> Raw data
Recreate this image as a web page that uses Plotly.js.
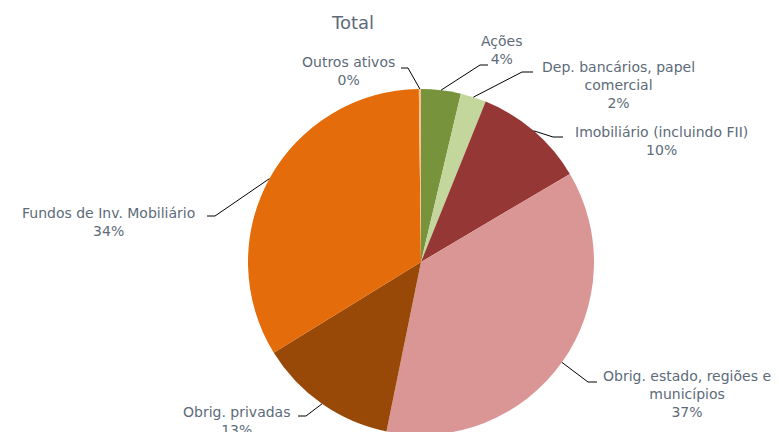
<!DOCTYPE html>
<html>
<head>
<meta charset="utf-8">
<script src="https://cdn.plot.ly/plotly-3.0.1.min.js"></script>
<style>html,body{margin:0;padding:0;overflow:hidden;background:#fff}#chart{width:779px;height:440px}</style>
</head>
<body>
<div id="chart"></div>
<script>
// Data
const categories = ["Ações", "Dep. bancários, papel<br>comercial", "Imobiliário (incluindo FII)", "Obrig. estado, regiões e<br>municípios", "Obrig. privadas", "Fundos de Inv. Mobiliário", "Outros ativos"];
const values = [3.7, 2.4, 10.4, 36.7, 13.0, 33.6, 0.2];
const colors = ["#77933C", "#C3D69B", "#953735", "#D99694", "#984807", "#E46C0A", "#FAC090"];

// Label layout (pixel positions of label blocks and elbow of leader lines)
const labelPos = [
  {x: 502, y: 50, e1: 488, e2: 480, ey: 65},
  {x: 618, y: 85, e1: 533, e2: 522, ey: 72},
  {x: 661, y: 141.5, e1: 563, e2: 553, ey: 137},
  {x: 687, y: 394, e1: 597, e2: 588, ey: 382},
  {x: 237, y: 420.5, e1: 298, e2: 306, ey: 416},
  {x: 108, y: 221.5, e1: 207, e2: 215, ey: 216},
  {x: 348, y: 71.5, e1: 401, e2: 408, ey: 68}
];

const W = 779, H = 440;
const cx = 421, cy = 262, R = 173;
const px = x => x / W;
const py = y => 1 - y / H;

const total = values.reduce((a, b) => a + b, 0);
const textColor = "#5D6B79";
const font = {family: "DejaVu Sans, Open Sans, sans-serif", size: 14, color: textColor};

const annotations = [{
  text: "Total", xref: "paper", yref: "paper", x: px(352), y: py(23),
  xanchor: "center", yanchor: "middle", showarrow: false,
  font: {family: font.family, size: 18, color: textColor}
}];
const shapes = [];
let cum = 0;
values.forEach((v, i) => {
  const mid = (cum + v / 2) / total;
  cum += v;
  const ang = mid * 2 * Math.PI;
  const ax = cx + R * Math.sin(ang), ay = cy - R * Math.cos(ang);
  const p = labelPos[i];
  const pct = Math.round(v / total * 100) + "%";
  annotations.push({
    text: categories[i] + "<br>" + pct, xref: "paper", yref: "paper",
    x: px(p.x), y: py(p.y), xanchor: "center", yanchor: "middle",
    showarrow: false, align: "center", font: font
  });
  shapes.push({
    type: "path", xref: "paper", yref: "paper",
    path: `M ${px(p.e1)} ${py(p.ey)} L ${px(p.e2)} ${py(p.ey)} L ${px(ax)} ${py(ay)}`,
    line: {color: "#000000", width: 1}
  });
});

const trace = {
  type: "pie",
  labels: categories,
  values: values,
  sort: false,
  direction: "clockwise",
  rotation: 0,
  marker: {colors: colors, line: {width: 0}},
  textinfo: "none",
  hoverinfo: "label+percent",
  domain: {x: [px(cx - R), px(cx + R)], y: [py(cy + R), py(cy - R)]},
  showlegend: false
};

Plotly.newPlot("chart", [trace], {
  width: W, height: H,
  margin: {l: 0, r: 0, t: 0, b: 0},
  paper_bgcolor: "#ffffff",
  annotations: annotations,
  shapes: shapes,
  showlegend: false
}, {displayModeBar: false, staticPlot: true});
</script>
</body>
</html>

> Task to carry out
Leave out all pictures, then copy the remaining material exactly.

> Solution to the exercise
Recreate this image as a web page that uses Plotly.js.
<!DOCTYPE html>
<html>
<head>
<meta charset="utf-8">
<script src="https://cdn.plot.ly/plotly-3.0.1.min.js"></script>
<style>html,body{margin:0;padding:0;overflow:hidden;background:#fff}#chart{width:779px;height:440px}</style>
</head>
<body>
<div id="chart"></div>
<script>
// Data
const categories = ["Ações", "Dep. bancários, papel<br>comercial", "Imobiliário (incluindo FII)", "Obrig. estado, regiões e<br>municípios", "Obrig. privadas", "Fundos de Inv. Mobiliário", "Outros ativos"];
const values = [3.7, 2.4, 10.4, 36.7, 13.0, 33.6, 0.2];
const colors = ["#77933C", "#C3D69B", "#953735", "#D99694", "#984807", "#E46C0A", "#FAC090"];

// Label layout (pixel positions of label blocks and elbow of leader lines)
const labelPos = [
  {x: 502, y: 50, e1: 488, e2: 480, ey: 65},
  {x: 618, y: 85, e1: 533, e2: 522, ey: 72},
  {x: 661, y: 141.5, e1: 563, e2: 553, ey: 137},
  {x: 687, y: 394, e1: 597, e2: 588, ey: 382},
  {x: 237, y: 420.5, e1: 298, e2: 306, ey: 416},
  {x: 108, y: 221.5, e1: 207, e2: 215, ey: 216},
  {x: 348, y: 71.5, e1: 401, e2: 408, ey: 68}
];

const W = 779, H = 440;
const cx = 421, cy = 262, R = 173;
const px = x => x / W;
const py = y => 1 - y / H;

const total = values.reduce((a, b) => a + b, 0);
const textColor = "#5D6B79";
const font = {family: "DejaVu Sans, Open Sans, sans-serif", size: 14, color: textColor};

const annotations = [{
  text: "Total", xref: "paper", yref: "paper", x: px(352), y: py(23),
  xanchor: "center", yanchor: "middle", showarrow: false,
  font: {family: font.family, size: 18, color: textColor}
}];
const shapes = [];
let cum = 0;
values.forEach((v, i) => {
  const mid = (cum + v / 2) / total;
  cum += v;
  const ang = mid * 2 * Math.PI;
  const ax = cx + R * Math.sin(ang), ay = cy - R * Math.cos(ang);
  const p = labelPos[i];
  const pct = Math.round(v / total * 100) + "%";
  annotations.push({
    text: categories[i] + "<br>" + pct, xref: "paper", yref: "paper",
    x: px(p.x), y: py(p.y), xanchor: "center", yanchor: "middle",
    showarrow: false, align: "center", font: font
  });
  shapes.push({
    type: "path", xref: "paper", yref: "paper",
    path: `M ${px(p.e1)} ${py(p.ey)} L ${px(p.e2)} ${py(p.ey)} L ${px(ax)} ${py(ay)}`,
    line: {color: "#000000", width: 1}
  });
});

const trace = {
  type: "pie",
  labels: categories,
  values: values,
  sort: false,
  direction: "clockwise",
  rotation: 0,
  marker: {colors: colors, line: {width: 0}},
  textinfo: "none",
  hoverinfo: "label+percent",
  domain: {x: [px(cx - R), px(cx + R)], y: [py(cy + R), py(cy - R)]},
  showlegend: false
};

Plotly.newPlot("chart", [trace], {
  width: W, height: H,
  margin: {l: 0, r: 0, t: 0, b: 0},
  paper_bgcolor: "#ffffff",
  annotations: annotations,
  shapes: shapes,
  showlegend: false
}, {displayModeBar: false, staticPlot: true});
</script>
</body>
</html>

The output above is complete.